Cowbag midwife: Remember to ask the daytime midwives for the little orange tablet, because they’ll forget to give it to you.

(Seriously, did she have no confidence in her colleagues? The big cowbag)

Me: Oh right, what’s it called?

Cowbag:  No need to worry about that, just remember “Little Orange Tablet” (said very slowly, obviously).

Me: I’m ok, I’ll remember, what’s it called?

Cowbag: Well, its very complicated, so remembering “little orange tablet” is probably easier for you.

Me: Really, just tell me.

Cowbag:  Oh ok, but if you forget, its still the little orange tablet.  The name of it is (again said very sloooooowly with a pause for dramatic effect)… Dic-lo-fen-ac.  But if you forget, little orange tablet!

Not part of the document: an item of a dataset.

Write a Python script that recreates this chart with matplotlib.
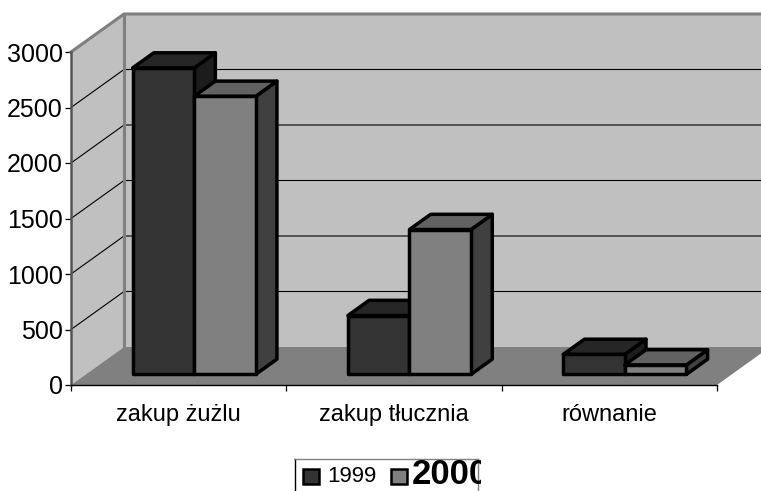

(I fall off the bed at this point because its hardly ethylene dialene tetra-acetic acid, is it?  I can say EDTA but not necessarily spell it, by the way.  DICLOFENAC.  Not easy to remember, is it Cowbag? I will definitely never forget it, dear Cowbag.  And I didn’t say anything to her, to my eternal regret, so she’ll probably talk to other new mums in exactly the same way and make them feel absolutely shit.  This was one of four horrid things she said or WROTE about me.  Cowbag)

8.  At an event where I was driving, so not drinking, but wearing a puffy dress (which is now in the bin):

Person: And KITCAC’s baby’s due soon too, isn’t it?

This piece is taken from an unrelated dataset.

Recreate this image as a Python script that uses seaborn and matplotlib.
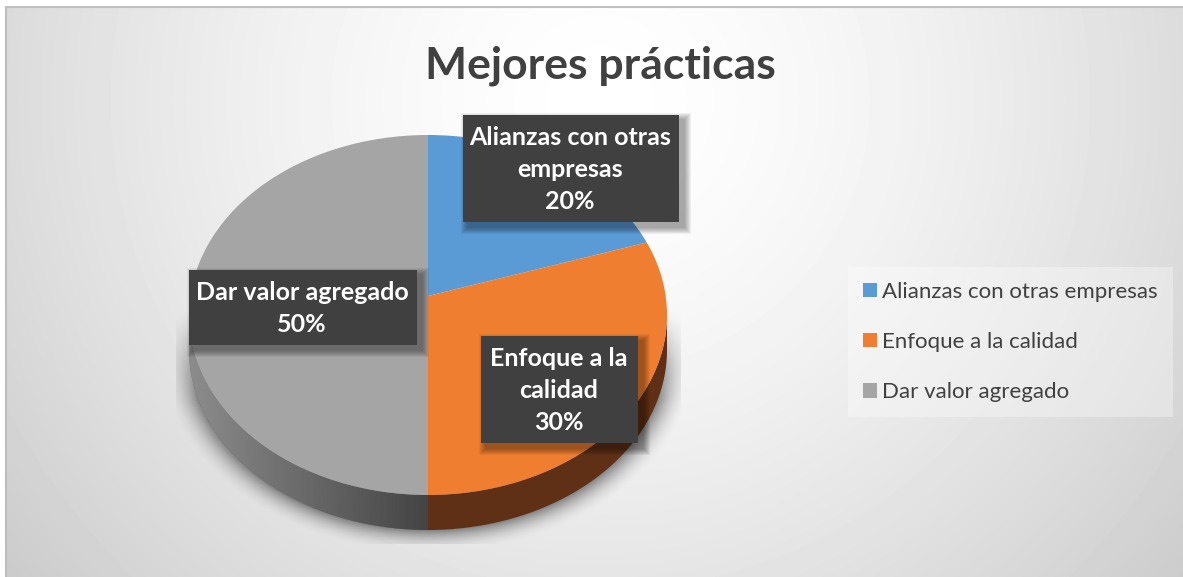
import numpy as np
import matplotlib
matplotlib.use("Agg")
import matplotlib.pyplot as plt
import seaborn as sns
from matplotlib.patches import Ellipse, Polygon, Rectangle

categories = ["Alianzas con otras empresas", "Enfoque a la calidad", "Dar valor agregado"]
values = [20, 30, 50]
wrapped_labels = ["Alianzas con otras\nempresas", "Enfoque a la\ncalidad", "Dar valor agregado"]
title = "Mejores prácticas"
top_colors = sns.color_palette(["#5B9BD5", "#F07E30", "#A5A5A5"])
wall_colors = sns.color_palette(["#2F5F8C", "#5F3015", "#6A6A6A"])

sns.set_theme(style="white")
plt.rcParams["font.family"] = ["Lato", "DejaVu Sans"]

W, H = 1183, 577
fig = plt.figure(figsize=(W / 100, H / 100), dpi=100, facecolor="white")

# --- background axes in pixel coordinates
bg = fig.add_axes([0, 0, 1, 1], zorder=0)
bg.set_axis_off()
yy, xx = np.mgrid[7:577, 6:1183]
d = np.hypot(xx - 600, yy - 100)
shade = 255 - 51 * np.clip(d / 750, 0, 1.1) ** 1.5
bg.imshow(shade, cmap="gray", vmin=0, vmax=255, extent=(6, 1183, 577, 7), aspect="auto", zorder=0)
# soft shadow below the pie
cx, cy, rx, ry, depth = 428, 315, 239, 180, 35
yy2, xx2 = np.mgrid[300:544, 176:681]
e = np.hypot((xx2 - cx) / rx, (yy2 - (cy + depth)) / ry)
alpha = np.clip((1.13 - e) / 0.13, 0, 1) ** 2 * 0.42
alpha = alpha * np.clip((yy2 - 310) / 90, 0, 1)
rgba = np.zeros(alpha.shape + (4,))
rgba[..., 3] = alpha
bg.imshow(rgba, extent=(176, 681, 544, 300), aspect="auto", zorder=1)
bg.plot([6, 1183], [7, 7], color="#C0C0C0", lw=1.5, zorder=2)
bg.plot([6.5, 6.5], [7, 577], color="#BDBDBD", lw=1.5, zorder=2)
bg.set_xlim(0, W)
bg.set_ylim(H, 0)

# --- pie axes: one data unit is one radius
ax = fig.add_axes([0, 0, 1, 1], zorder=1)
ax.patch.set_alpha(0)
apex = 19 / ry
dep = depth / ry
t = np.linspace(np.pi, 2 * np.pi, 200)
wall_xy = np.r_[np.c_[np.cos(t), np.sin(t) - dep], np.c_[np.cos(t), np.sin(t)][::-1]]

wall_w, _ = ax.pie(values, colors=wall_colors, startangle=90, counterclock=False,
                   radius=3, center=(0, 0), wedgeprops={"linewidth": 0})
for w in wall_w:
    w.set_clip_on(True)
    w.set_clip_path(Polygon(wall_xy, closed=True, transform=ax.transData))
top_w, _ = ax.pie(values, colors=top_colors, startangle=90, counterclock=False,
                  radius=3, center=(0, apex), wedgeprops={"linewidth": 0})
for w in top_w:
    w.set_clip_on(True)
    w.set_clip_path(Ellipse((0, 0), 2, 2, transform=ax.transData))
    w.set_zorder(5)

grad = np.linspace(0x8C, 0x44, 256)[None, :]
im = ax.imshow(grad, cmap="gray", vmin=0, vmax=255, extent=(-1, 0, -1.3, 0.1),
               aspect="auto", zorder=3)
left_t = np.linspace(np.pi, 1.5 * np.pi, 120)
left_xy = np.r_[np.c_[np.cos(left_t), np.sin(left_t) - dep], np.c_[np.cos(left_t), np.sin(left_t)][::-1]]
im.set_clip_path(Polygon(left_xy, closed=True, transform=ax.transData))

ax.set_aspect("auto")
ax.set_xlim(-cx / rx, (W - cx) / rx)
ax.set_ylim((cy - H) / ry, cy / ry)
ax.set_axis_off()

# --- overlay axes in pixel coordinates
top = fig.add_axes([0, 0, 1, 1], zorder=2)
top.patch.set_alpha(0)
top.set_axis_off()
top.set_xlim(0, W)
top.set_ylim(H, 0)

top.text(600.5, 66, title, ha="center", va="center", fontsize=32, fontweight="bold", color="#404040")

boxes = [(463, 115, 216, 107), (481, 336, 157, 107), (189, 270, 228, 75)]
for (x, y, w_, h_), lab, v in zip(boxes, wrapped_labels, values):
    for k in range(7, 0, -1):
        top.add_patch(Rectangle((x + 5 - k, y + 5 - k), w_ + 2 * k, h_ + 2 * k, fc="black",
                                ec="none", alpha=0.055, zorder=3))
    top.add_patch(Rectangle((x, y), w_, h_, fc="#404040", ec="none", zorder=4))
    top.text(x + w_ / 2 - 1, y + h_ / 2 + 1, f"{lab}\n{v}%", ha="center", va="center", color="white",
             fontsize=18, fontweight="bold", linespacing=1.47, zorder=5)

leg = top.legend(top_w, categories, loc="upper left", bbox_to_anchor=(848 / W, 1 - 266.5 / H),
                 bbox_transform=fig.transFigure, borderaxespad=0, frameon=True, fancybox=False,
                 facecolor="white", edgecolor="none", framealpha=0.33, prop={"size": 16},
                 labelcolor="#404040", handlelength=0.63, handleheight=0.63, handletextpad=0.22,
                 labelspacing=1.36, borderpad=0.68)
for h in leg.legend_handles:
    h.set_clip_on(False)
    h.set_clip_path(None)

fig.savefig("out.png", dpi=100)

Me: Er no, that’s not a baby, its just cake.

Person: (insistent, as if I had forgotten my pregnancy) No, you’re pregnant!

Me: Er really, I have HAD the baby.  Ages ago.  This is just cake.

Person:  But I thought someone said you were pregnant?

Me: Yes, I WAS pregnant and I have HAD the baby.

(Considers carrying a copy of the baby’s birth certificate as proof that he is no longer up my jumper).

9.  After asking someone what they might like as a gift:

Give me money so I buy something I actually like.

10.  After someone else what they might like as a gift:

Give me money so I can get something that isn’t small.

11.  After losing all of the baby weight (admittedly, I have never been a beanstalk):

Are you pregnant again or is it the way you’re sitting?  Do you want the phone number for Weight Watchers?

So, dear Reader, that is a total of eleven examples of face-punch-inducing rudeness that I have just sat back and taken without so much as a change of expression on my face.

I appear impervious to it, but I am not.  It isn’t nice behaviour at all, but sometimes wine helps.

In summary, I think that you’ll all agree that I am a saint.

Therefore, I am going to send a tweet to the new Pope asking him to get his head together with the other priest-bosses and come up with some sort of award for me.

There’ll be a party and we’ll have cake and everyone will agree that I am just marvellous for putting up with such beastly behaviour and everyone will buy me Blue Nun wine, because I am the Holy Kitcac.